S2 Genomics is currently developing protocols and reagents for cell isolation from mouse and rat liver, spleen, kidney, lung, gut, and brain tissue, as well for nuclei isolation "from most mammalian tissues." Jovanovich argues that the Singulator's open design and software allows researchers to significantly tailor protocols and reagents — a group can choose standard S2 or customized reagents, as well as the tissue dissociation parameters, including incubation time, temperature, mixing profile, mechanical disruption profile, and hold temperature.
In addition to mice and rat cell tissue samples, S2 Genomics has tested the Singulator's ability to collect single cells on patient-derived cells from human tumors, as well as human cells from clinical surgeries. The firm claims that the instrument can yield between 20,000 to 1.2 million cells per milligram with "viabilities of 70 to 95 percent" and 10,000 to 600,000 nuclei per milligram (depending on the tissue type).
"As a firm, we are agnostic to the tumor type but will look initially at the samples used by our partners," Jovanovich said. "Depending on the investigator, we will focus on as specific tumor type or broadly take them from surgery."
Jovanovich said that the biggest challenge his team has encountered has been developing a platform for the wide variety of human tissues types. The firm is now attempting to further improve the tool's protocols so users can isolate the different cell types they want in "good yield" and have viable cells from different tissues, especially for cell types that are fragile or rare.

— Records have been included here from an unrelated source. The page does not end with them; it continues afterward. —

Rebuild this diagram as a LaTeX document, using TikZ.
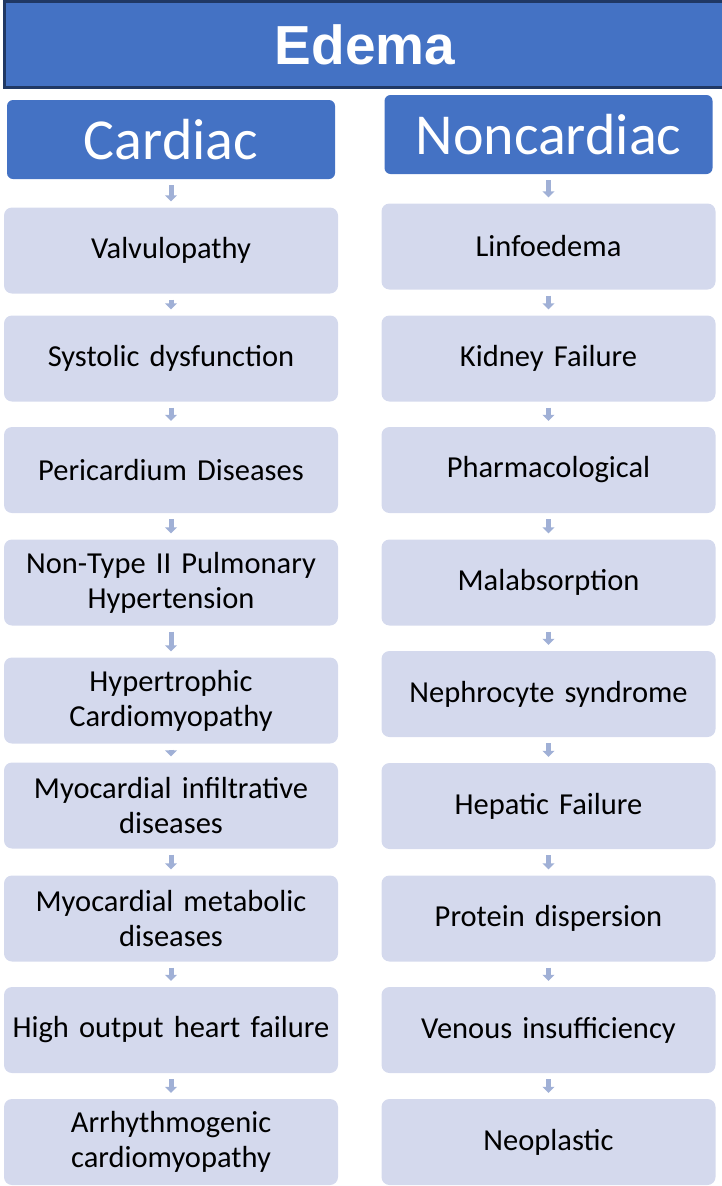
\documentclass[tikz,border=0pt]{standalone}
\usepackage{fontspec}
\setmainfont{Carlito}
\newfontfamily\arialfont{Liberation Sans}
\usetikzlibrary{arrows.meta}
\definecolor{titleblue}{RGB}{68,114,196}
\definecolor{navy}{RGB}{32,56,100}
\definecolor{boxfill}{RGB}{212,217,237}
\definecolor{arrowfill}{RGB}{160,176,214}

\begin{document}
\begin{tikzpicture}[x=1pt,y=-1pt,
  title node/.style={rectangle,draw=navy,line width=3pt,fill=titleblue,text=white,minimum width=722pt,minimum height=86pt,inner sep=0pt,font=\arialfont\bfseries\fontsize{55}{60}\selectfont},
  head node/.style={rectangle,rounded corners=6pt,fill=titleblue,text=white,minimum width=328pt,minimum height=79pt,inner sep=0pt,font=\fontsize{58}{64}\selectfont},
  main node/.style={rectangle,rounded corners=8pt,fill=boxfill,minimum width=334pt,minimum height=86pt,text width=334pt,align=center,inner sep=0pt,font=\fontsize{30.5}{35}\selectfont},
  flow/.style={draw=arrowfill,line width=5pt,shorten <=6pt,shorten >=6pt,-{Triangle[width=12pt,length=6pt]}}]

  \useasboundingbox (0,0) rectangle (722,1186);

  \node[title node] (edema) at (365,44.5) {Edema};

  \node[head node] (card) at (171,139.5) {Cardiac};
  \node[head node] (noncard) at (548.5,134.5) {Noncardiac};

  % cardiac column
  \node[main node] (c1) at (171,250.5) {Valvulopathy};
  \node[main node] (c2) at (171,358.5) {Systolic dysfunction};
  \node[main node] (c3) at (171,470) {Pericardium Diseases};
  \node[main node] (c4) at (171,582.5) {Non-Type II Pulmonary\\Hypertension};
  \node[main node] (c5) at (171,700.5) {Hypertrophic\\Cardiomyopathy};
  \node[main node] (c6) at (171,805.5) {Myocardial infiltrative\\diseases};
  \node[main node] (c7) at (171,918.5) {Myocardial metabolic\\diseases};
  \node[main node] (c8) at (171,1030) {High output heart failure};
  \node[main node] (c9) at (171,1142) {Arrhythmogenic\\cardiomyopathy};

  % noncardiac column
  \node[main node] (n1) at (548.5,246.5) {Linfoedema};
  \node[main node] (n2) at (548.5,358.5) {Kidney Failure};
  \node[main node] (n3) at (548.5,470) {Pharmacological};
  \node[main node] (n4) at (548.5,582.5) {Malabsorption};
  \node[main node] (n5) at (548.5,694) {Nephrocyte syndrome};
  \node[main node] (n6) at (548.5,806) {Hepatic Failure};
  \node[main node] (n7) at (548.5,918.5) {Protein dispersion};
  \node[main node] (n8) at (548.5,1030) {Venous insufficiency};
  \node[main node] (n9) at (548.5,1142) {Neoplastic};

  \draw[flow] (card) -- (c1);
  \draw[flow] (c1) -- (c2);
  \draw[flow] (c2) -- (c3);
  \draw[flow] (c3) -- (c4);
  \draw[flow] (c4) -- (c5);
  \draw[flow] (c5) -- (c6);
  \draw[flow] (c6) -- (c7);
  \draw[flow] (c7) -- (c8);
  \draw[flow] (c8) -- (c9);

  \draw[flow] (noncard) -- (n1);
  \draw[flow] (n1) -- (n2);
  \draw[flow] (n2) -- (n3);
  \draw[flow] (n3) -- (n4);
  \draw[flow] (n4) -- (n5);
  \draw[flow] (n5) -- (n6);
  \draw[flow] (n6) -- (n7);
  \draw[flow] (n7) -- (n8);
  \draw[flow] (n8) -- (n9);
\end{tikzpicture}
\end{document}
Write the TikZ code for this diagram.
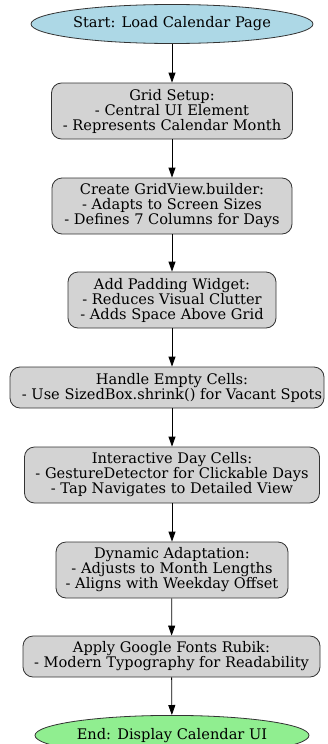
\documentclass[tikz,border=0pt]{standalone}
\usepackage{fontspec}
\setmainfont{DejaVu Serif}
\usetikzlibrary{shapes.geometric,arrows.meta}
\definecolor{startc}{HTML}{ADD8E6}
\definecolor{procc}{HTML}{D3D3D3}
\definecolor{endc}{HTML}{90EE90}
\begin{document}
\begin{tikzpicture}[x=1pt,y=-1pt,
  txt/.style={font=\fontsize{14.6}{15}\selectfont, align=center},
  term/.style={txt, ellipse, draw=black!80, line width=0.8pt, inner sep=0pt},
  proc/.style={txt, rectangle, rounded corners=10pt, draw=black!80, line width=0.8pt, fill=procc, inner xsep=0pt, inner ysep=0pt},
  flow/.style={-{Triangle[length=10pt,width=7pt]}, line width=0.8pt}]
\useasboundingbox (0,0) rectangle (327,744);
\node[term, fill=startc, minimum width=282pt, minimum height=39pt] (start) at (172,24) {Start: Load Calendar Page};
\node[proc, minimum width=241pt, minimum height=56pt] (grid) at (172,111) {Grid Setup:\\- Central UI Element\\- Represents Calendar Month};
\node[proc, minimum width=240pt, minimum height=56pt] (gv) at (172,206) {Create GridView.builder:\\- Adapts to Screen Sizes\\- Defines 7 Columns for Days};
\node[proc, minimum width=208pt, minimum height=56pt] (pad) at (172,300) {Add Padding Widget:\\- Reduces Visual Clutter\\- Adds Space Above Grid};
\node[proc, minimum width=314pt, minimum height=41pt] (empty) at (167,387.5) {\hspace*{10pt}Handle Empty Cells:\\\hspace*{10pt}- Use SizedBox.shrink() for Vacant Spots};
\node[proc, minimum width=295pt, minimum height=56pt] (inter) at (172,475) {Interactive Day Cells:\\- GestureDetector for Clickable Days\\- Tap Navigates to Detailed View};
\node[proc, minimum width=232pt, minimum height=56pt] (dyn) at (172,570) {Dynamic Adaptation:\\- Adjusts to Month Lengths\\- Aligns with Weekday Offset};
\node[proc, minimum width=297pt, minimum height=41pt] (font) at (171.5,656.5) {Apply Google Fonts Rubik:\\- Modern Typography for Readability};
\node[term, fill=endc, minimum width=274pt, minimum height=40pt, anchor=north] (end) at (172,715) {End: Display Calendar UI};
\draw[flow] (start) -- (grid);
\draw[flow] (grid) -- (gv);
\draw[flow] (gv) -- (pad);
\draw[flow] (pad) -- (empty.north -| pad.south);
\draw[flow] (empty.south -| inter.north) -- (inter);
\draw[flow] (inter) -- (dyn);
\draw[flow] (dyn) -- (font);
\draw[flow] (font) -- (end);
\end{tikzpicture}
\end{document}
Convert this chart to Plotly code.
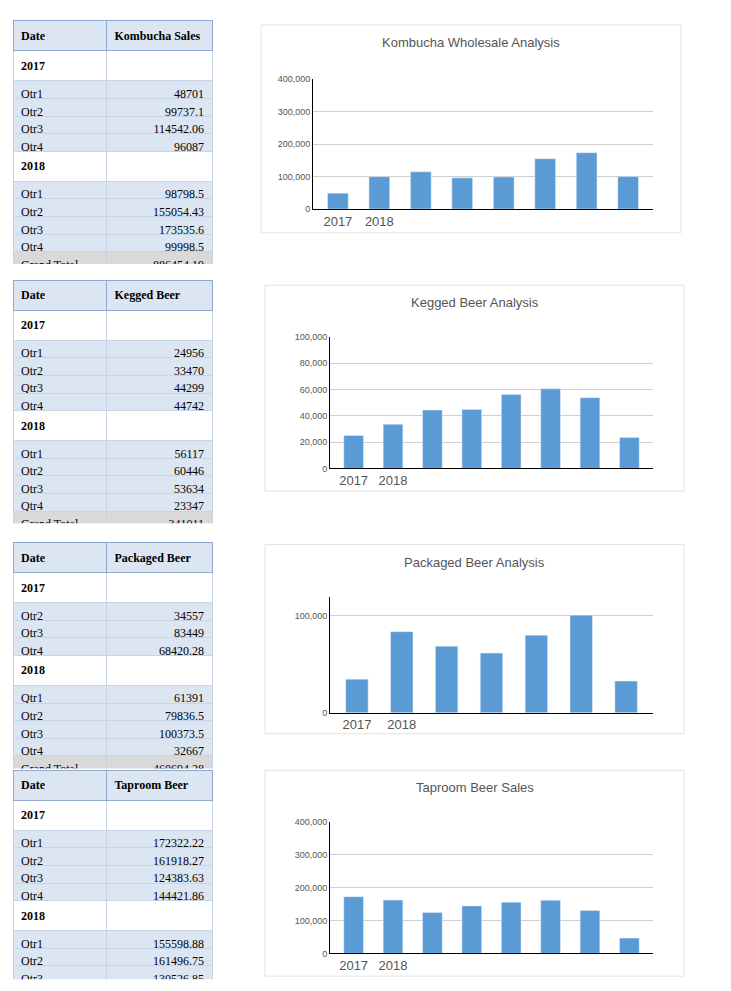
import plotly.graph_objects as go

quarters = ["Qtr1", "Qtr2", "Qtr3", "Qtr4"]

kombucha_2017 = [48701, 99737.1, 114542.06, 96087]
kombucha_2018 = [98798.5, 155054.43, 173535.6, 99998.5]
kombucha_total = "886454.19"

kegged_2017 = [24956, 33470, 44299, 44742]
kegged_2018 = [56117, 60446, 53634, 23347]
kegged_total = "341011"

packaged_q_2017 = ["Qtr2", "Qtr3", "Qtr4"]
packaged_2017 = [34557, 83449, 68420.28]
packaged_2018 = [61391, 79836.5, 100373.5, 32667]
packaged_total = "460694.28"

taproom_2017 = [172322.22, 161918.27, 124383.63, 144421.86]
taproom_2018 = [155598.88, 161496.75, 130526.85, 46470.93]
taproom_total = "1097139.39"

W, H = 731, 991
BAR = "#5B9BD5"
CELL = "#DCE6F2"

sections = [
    dict(name="Kombucha Sales", title="Kombucha Wholesale Analysis", q17=quarters,
         v17=kombucha_2017, v18=kombucha_2018, total=kombucha_total,
         ttop=8, box=(253, 12, 673, 222), plot=(305, 67, 645, 198),
         yr=[0, 400000], tv=[0, 100000, 200000, 300000, 400000]),
    dict(name="Kegged Beer", title="Kegged Beer Analysis", q17=quarters,
         v17=kegged_2017, v18=kegged_2018, total=kegged_total,
         ttop=270, box=(257, 275, 676, 483), plot=(322, 327, 645, 460),
         yr=[0, 100000], tv=[0, 20000, 40000, 60000, 80000, 100000]),
    dict(name="Packaged Beer", title="Packaged Beer Analysis", q17=packaged_q_2017,
         v17=packaged_2017, v18=packaged_2018, total=packaged_total,
         ttop=535, box=(257, 537, 676, 728), plot=(322, 590, 645, 707),
         yr=[0, 119000], tv=[0, 100000]),
    dict(name="Taproom Beer", title="Taproom Beer Sales", q17=quarters,
         v17=taproom_2017, v18=taproom_2018, total=taproom_total,
         ttop=765, box=(257, 765, 676, 973), plot=(322, 817, 645, 950),
         yr=[0, 400000], tv=[0, 100000, 200000, 300000, 400000]),
]

fig = go.Figure()
shapes, annotations = [], []
ROW = 17.6

for i, s in enumerate(sections, start=1):
    # pivot table, with a couple of empty sheet rows below except the last one
    extra = 2 if i < 4 else 0
    col1 = ["<b>2017</b>"] + s["q17"] + ["<b>2018</b>"] + quarters + ["Grand Total"] + [""] * extra
    col2 = [""] + [str(v) for v in s["v17"]] + [""] + [str(v) for v in s["v18"]] + [s["total"]] + [""] * extra
    fills = ["white"] + [CELL] * len(s["q17"]) + ["white"] + [CELL] * 4 + ["#D9D9D9"] + ["white"] * extra
    nrows = len(col1) + 1
    top = s["ttop"]
    bottom = min(top + nrows * ROW, H - 2)
    fig.add_trace(go.Table(
        domain=dict(x=[5 / W, 204 / W], y=[1 - bottom / H, 1 - top / H]),
        columnwidth=[93, 105],
        header=dict(values=["<b>Date</b>", "<b>" + s["name"] + "</b>"],
                    fill_color=CELL, line_color="#8EA9D0", align="left", height=ROW,
                    font=dict(family="Liberation Serif", size=12, color="black")),
        cells=dict(values=[col1, col2], fill_color=[fills, fills], line_color="#C7D3E6",
                   align=["left", "right"], height=ROW,
                   font=dict(family="Liberation Serif", size=12, color="black")),
    ))

    # chart
    values = s["v17"] + s["v18"]
    bx0, by0, bx1, by1 = s["box"]
    px0, py0, px1, py1 = s["plot"]
    xa, ya = ("x%d" % i, "y%d" % i)
    fig.add_trace(go.Bar(x=list(range(len(values))), y=values, marker_color=BAR,
                         width=0.5, xaxis=xa, yaxis=ya, showlegend=False))
    suf = "" if i == 1 else str(i)
    fig.layout["xaxis" + suf] = dict(
        domain=[px0 / W, px1 / W], anchor=ya, range=[-0.6, len(values) - 0.4],
        tickvals=[0, 1], ticktext=["2017", "2018"], showline=True, linecolor="black",
        showgrid=False, tickfont=dict(family="Liberation Sans", size=13, color="#555"))
    fig.layout["yaxis" + suf] = dict(
        domain=[1 - py1 / H, 1 - py0 / H], anchor=xa, range=s["yr"], tickvals=s["tv"],
        tickformat=",", showline=True, linecolor="black", gridcolor="#D0D0D0",
        zeroline=False, tickfont=dict(family="Liberation Sans", size=9, color="#555"))
    shapes.append(dict(type="rect", xref="paper", yref="paper",
                       x0=bx0 / W, x1=bx1 / W, y0=1 - by1 / H, y1=1 - by0 / H,
                       line=dict(color="#E3E3E3", width=1)))
    annotations.append(dict(text=s["title"], xref="paper", yref="paper",
                            x=(bx0 + bx1) / 2 / W, y=1 - (by0 + 8) / H, yanchor="top",
                            showarrow=False,
                            font=dict(family="Liberation Sans", size=13, color="#555")))

fig.update_layout(width=W, height=H, margin=dict(l=0, r=0, t=0, b=0),
                  paper_bgcolor="white", plot_bgcolor="white",
                  shapes=shapes, annotations=annotations, bargap=0.5)
fig.write_html("out.html")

"In any given tissue type, there are several different cell types, each with different properties," Jovanovich said. "We want to [develop] protocols that are robust and have a wide breadth of clinical applications."
As S2 Genomics completes the early-access program with collaborators, the firm aims to commercialize the Singulator platform by Q1 2020. Jovanovich said that the firm will need to apply for a CE mark to offer the instrument in the European market, as well as improve the instrument's user interface and build a commercial team.
S2 Genomics began filing provisional patent applications related to the instrument with the US Patent and Trademark Office in 2016. In addition to raising $1 million in convertible bridge notes, Jovanovich said S2 Genomics expects to close a round of seed funding later this year.
While the firm will initially launch the instrument for RUO purposes, it eventually hopes to see the tool used in the clinical space, which "will be dependent on when single-cell sequencing is adopted in the clinic," Jovanovich said.